As an aside, in my current game, last night, (ah, timeleness ...)
I have a civ which has (had ...) 3 iron deposits. In Anno Dommini 1745, one of them becomes "exhausted" and "poof", now I have only 2 sources of iron. Of my 3 remaining opponents, two have 3 each, and the last, just one. My vanished iron appears not elsewhere on my main continent (where it had been), but on another, within the nation that only has one iron up to then.

The very next turn, 1750 AD, ANOTHER iron deposit of mine "becomes exhasuted". It's on my second, partially conquered continent (which the Babylonians share with me - they are the civ that just went from one iron to two). This second vanished iron also reappears on a new, seperate continent from where it had initially been- unfornatuely for me, on the continent of my main rival the Iroquois. They now have 4 irons and I am down to just one.

All in just two turns!

Am I unlucky or what!

You can see why I might be concerned that my clearing ALL jungle from my main continent (my second, partial continent has no jungle), might leave me with no rubber ...

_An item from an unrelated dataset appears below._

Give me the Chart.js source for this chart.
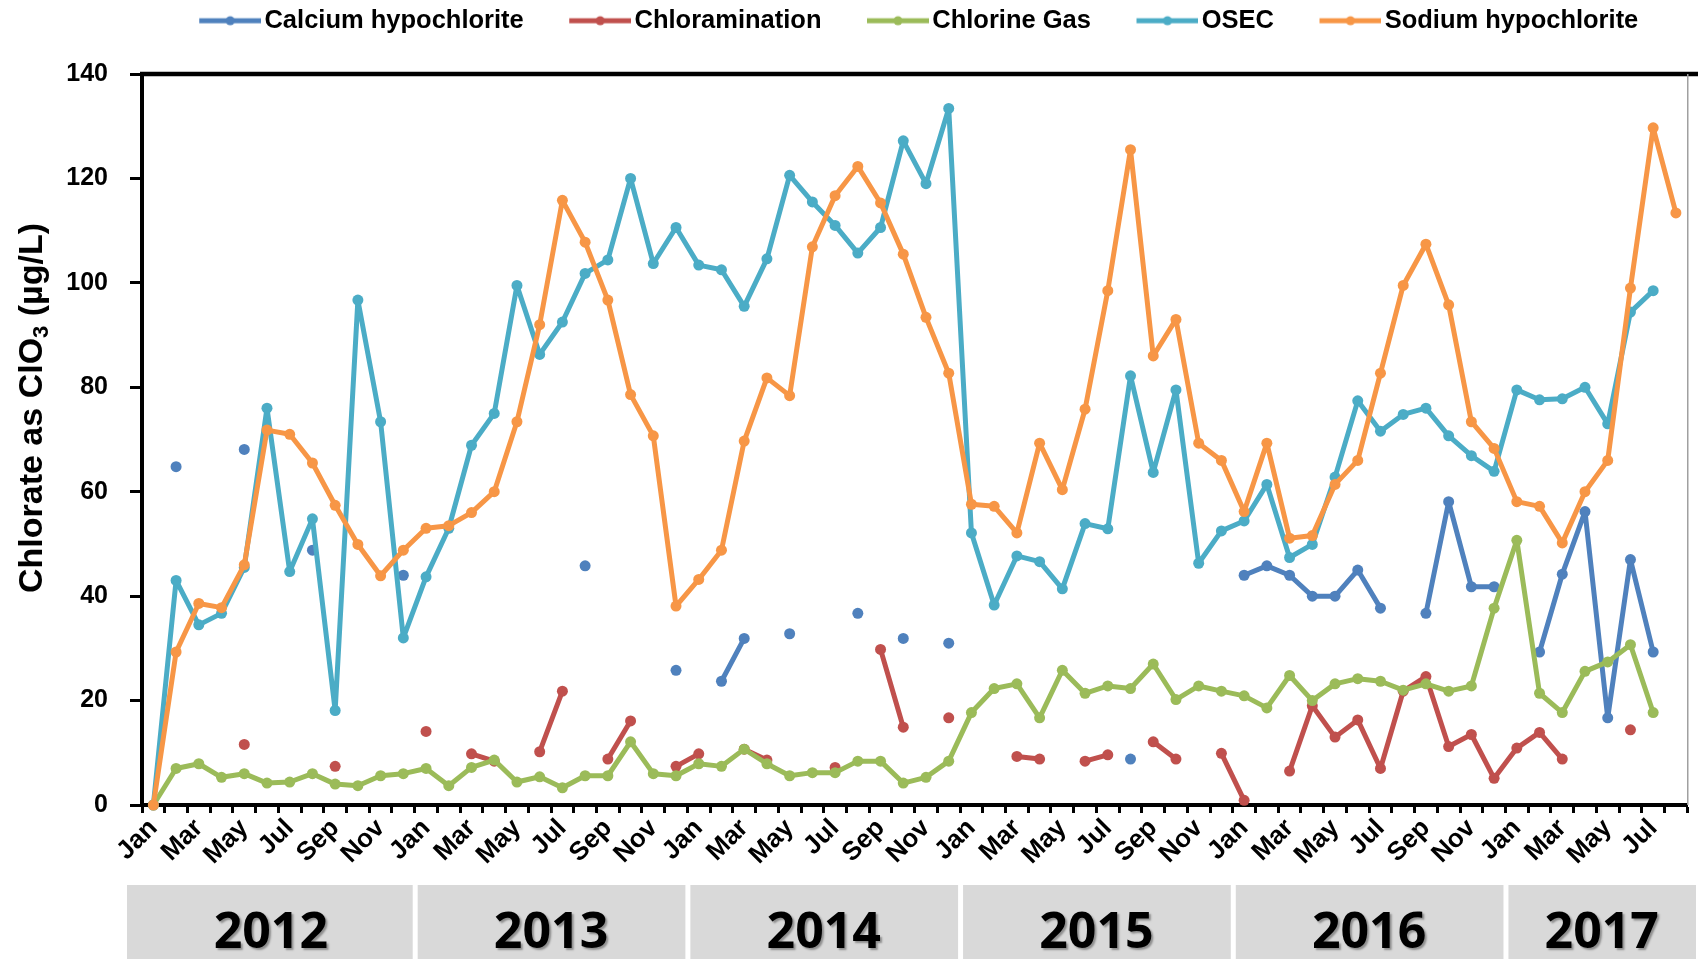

I will very surely be glad to get Infantry ... IF I do have rubber ... will not know for sure until I research Replaceable parts ... it will be a tense wait ...

I think I might need to conquer the Babylonians to get back some iron, if that last one I have were to dissapear ...

Sealman might like that option, too!
 
Originally posted by royfurr
Mr. Spice-
Is this the Nice Spice?

You still remember my first customary title? Cool. Glad that I could be of help, btw.
 
Originally posted by royfurr

But it tells us nothing about the way the re-apperance location is determined.

Re-apperance should logically be nothing more than randomly choosing one of the possible available land types that can support that resource. So if there are 100 possible tiles that can take that resource, then any given one has a 1/100 chance of getting the resource. Likely what it does is generate a number, scale it by the number of possible tiles. And then take that number tile in the list of possible tiles.
 
Originally posted by etj4Eagle


Re-apperance should logically be nothing more than randomly choosing one of the possible available land types that can support that resource. So if there are 100 possible tiles that can take that resource, then any given one has a 1/100 chance of getting the resource. Likely what it does is generate a number, scale it by the number of possible tiles. And then take that number tile in the list of possible tiles.

Don't know if this is the "logical" way for the program to locate the re-appearance tile, but your method could very well be the technique used. A consequence of this pretty much random method is that there is no expectations that the new tile location will be in yours or your enemy's civ ... or in neutral terriroty. Just random, spread over the possible acceptable tiles. Real life things which would effect location probabilities (eg, t ype of other nearby mineral strata?) would probably be too difficult to simulate in the game.

Even if your exact method isn't it, its probably something just as random in nature.